Mais la force d'une dictature n'est-elle pas justement d'avoir cette capacité à justifier tout et n'importe quoi avec des arguments à la mord-moi-le-noeud ? Le pays de toutes les libertés, je vous disais ...

1 commentaire:

  1. Les Melançons ont vécu une fin d'année mouvementée au Québec-libre. Il y a longtemps, à vrai dire depuis le 20 mai 1980, le Québec s'est endormi. Le bruit des casseroles nous réveillent tout à coup. En effet, depuis ce temps, le néo-libéralisme a fait du chemin. On demande aux étudiants de faire "leur juste part". Si le gouvernement est si entêté, c'est bien sur le principe car en vérité, juste en "overtime" des policiers, on a dépassé de loin le 230 millions des frais de scolarité. Les étudiants mènent une lutte d'avant-garde car selon cette ligne de pensée, on demandera bientôt aux malades, ceux des hôpitaux, de faire leur juste part et ainsi de suite jusqu'à privatiser l'État: le rêve libéral.
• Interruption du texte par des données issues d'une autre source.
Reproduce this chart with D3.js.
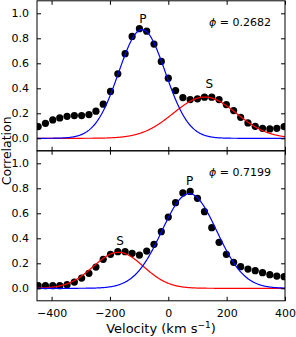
<!DOCTYPE html>
<html>
<head>
<meta charset="utf-8">
<script src="https://cdn.jsdelivr.net/npm/d3@7"></script>
<style>
  body { margin: 0; background: #fff; }
  svg { display: block; }
  text { font-family: "DejaVu Sans", sans-serif; fill: #000; }
  .tick text { font-size: 11px; }
</style>
</head>
<body>
<div id="chart"></div>
<script>
// observed velocities (km/s)
var velocity = [-446, -421, -396, -372, -347, -322, -297, -272, -248, -223, -198, -173,
    -148, -124, -99, -74, -49, -24, 0, 25, 50, 75, 100, 124, 149, 174, 199, 224,
    248, 273, 298, 323, 348, 372, 397];

// correlation values, phase 0.2682 (top panel)
var corrTop = [0.094, 0.120, 0.147, 0.163, 0.176, 0.182, 0.182, 0.190, 0.217, 0.273,
    0.375, 0.516, 0.677, 0.815, 0.877, 0.857, 0.754, 0.615, 0.481, 0.382, 0.326,
    0.310, 0.316, 0.329, 0.329, 0.310, 0.270, 0.222, 0.168, 0.123, 0.096, 0.080,
    0.075, 0.080, 0.094];

// correlation values, phase 0.7199 (bottom panel)
var corrBottom = [0.021, 0.021, 0.021, 0.021, 0.029, 0.050, 0.082, 0.120, 0.170, 0.232,
    0.272, 0.293, 0.293, 0.280, 0.266, 0.298, 0.352, 0.453, 0.570, 0.685, 0.763,
    0.775, 0.720, 0.613, 0.485, 0.368, 0.272, 0.208, 0.173, 0.154, 0.141, 0.125,
    0.109, 0.098, 0.093];

// gaussian fits: [amplitude, centre, sigma]
var primaryFit = [[0.870, -90, 80], [0.757, 72, 94]];
var secondaryFit = [[0.330, 125, 108], [0.288, -171, 86]];

var phases = ["0.2682", "0.7199"];
// component label positions [velocity, correlation]
var labelP = [[-87, 0.92], [73, 0.83]];
var labelS = [[141, 0.40], [-165, 0.35]];

var xTicks = [-400, -200, 0, 200, 400];
var yTicks = [0.0, 0.2, 0.4, 0.6, 0.8, 1.0];

var svgWidth = 296;
var svgHeight = 337;
var margin = { left: 37, right: 11, top: 0.8 };
var panelHeight = 150;
var width = svgWidth - margin.left - margin.right;

var svg = d3.select("#chart")
    .append("svg")
    .attr("width", svgWidth)
    .attr("height", svgHeight);

var xScale = d3.scaleLinear()
    .domain([-450, 400])
    .range([0, width]);

var yScale = d3.scaleLinear()
    .domain([-0.1, 1.1])
    .range([panelHeight, 0]);

function gauss(p, v) {
    return p[0] * Math.exp(-0.5 * Math.pow((v - p[1]) / p[2], 2));
}

var fitGrid = d3.range(-450, 401, 2);

var line = d3.line()
    .x(d => xScale(d[0]))
    .y(d => yScale(d[1]));

var fmtMinus = d => d3.format("d")(d).replace("-", "\u2212");

function drawPanel(i, values) {
    var g = svg.append("g")
        .attr("transform", `translate(${margin.left}, ${margin.top + i * panelHeight})`);

    var clip = "clip" + i;
    g.append("clipPath").attr("id", clip)
        .append("rect").attr("width", width).attr("height", panelHeight);

    var plot = g.append("g").attr("clip-path", `url(#${clip})`);

    // data points
    plot.selectAll("circle")
        .data(values)
        .enter()
        .append("circle")
        .attr("cx", (d, j) => xScale(velocity[j]))
        .attr("cy", d => yScale(d))
        .attr("r", 3.6)
        .attr("fill", "black");

    // fits
    plot.append("path")
        .datum(fitGrid.map(v => [v, gauss(secondaryFit[i], v)]))
        .attr("d", line)
        .attr("fill", "none")
        .attr("stroke", "#ff0000")
        .attr("stroke-width", 1.2);

    plot.append("path")
        .datum(fitGrid.map(v => [v, gauss(primaryFit[i], v)]))
        .attr("d", line)
        .attr("fill", "none")
        .attr("stroke", "#0000ff")
        .attr("stroke-width", 1.2);

    // axes with inward ticks on every side
    g.append("g")
        .attr("transform", `translate(0, ${panelHeight})`)
        .call(d3.axisBottom(xScale).tickValues(xTicks).tickSizeInner(-4).tickSizeOuter(0)
            .tickPadding(8).tickFormat(i == 1 ? fmtMinus : ""));
    g.append("g")
        .call(d3.axisTop(xScale).tickValues(xTicks).tickSizeInner(-4).tickSizeOuter(0).tickFormat(""));
    g.append("g")
        .call(d3.axisLeft(yScale).tickValues(yTicks).tickSizeInner(-4).tickSizeOuter(0)
            .tickPadding(8).tickFormat(d3.format(".1f")));
    g.append("g")
        .attr("transform", `translate(${width}, 0)`)
        .call(d3.axisRight(yScale).tickValues(yTicks).tickSizeInner(-4).tickSizeOuter(0).tickFormat(""));

    g.selectAll(".domain").remove();
    g.selectAll(".tick line").attr("stroke", "black").attr("stroke-width", 1);

    g.append("rect")
        .attr("width", width)
        .attr("height", panelHeight)
        .attr("fill", "none")
        .attr("stroke", "black")
        .attr("stroke-width", 1);

    // annotations
    g.append("text")
        .attr("x", xScale(labelP[i][0]))
        .attr("y", yScale(labelP[i][1]))
        .attr("text-anchor", "middle")
        .style("font-size", "12px")
        .text("P");
    g.append("text")
        .attr("x", xScale(labelS[i][0]))
        .attr("y", yScale(labelS[i][1]))
        .attr("text-anchor", "middle")
        .style("font-size", "12px")
        .text("S");

    var phi = g.append("text")
        .attr("x", width - 14)
        .attr("y", 25)
        .attr("text-anchor", "end")
        .style("font-size", "11px");
    phi.append("tspan").style("font-style", "italic").text("\u03d5");
    phi.append("tspan").text(" = " + phases[i]);
}

drawPanel(0, corrTop);
drawPanel(1, corrBottom);

// axis titles
svg.append("text")
    .attr("transform", `translate(11, ${margin.top + panelHeight}) rotate(-90)`)
    .attr("text-anchor", "middle")
    .style("font-size", "12.5px")
    .text("Correlation");

var xt = svg.append("text")
    .attr("x", margin.left + width / 2)
    .attr("y", 333)
    .attr("text-anchor", "middle")
    .style("font-size", "13px");
xt.append("tspan").text("Velocity (km s");
xt.append("tspan").attr("dy", -5).style("font-size", "9px").text("\u22121");
xt.append("tspan").attr("dy", 5).text(")");
</script>
</body>
</html>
    En effet, la liberté au Québec rime avec celle des entreprises, la flexibilité ... du marché externe du travail. Oyez! On travaillera tous à discipliner ces "forces du marché". Le réveille étudiant, la capacité retrouvée de faire des choses ensemble, permettra peut-être de façon très pragmatique (c'est ce qu'on a retenu des américains), de reformuler des relations sociales, de mieux redistribuer la capacité de tous d'être autonome, de voir à ce que tous puissent, à l'aide de la solidarité, se trouver un rôle et puissent contribuer à la société, nonobstant leur moins grande "performance". On espère, au Québec, devenir ce cheval de Troie, qui contaminera l'Amérique. Pourquoi ne pas commencer par de "simple" frais de scolarité?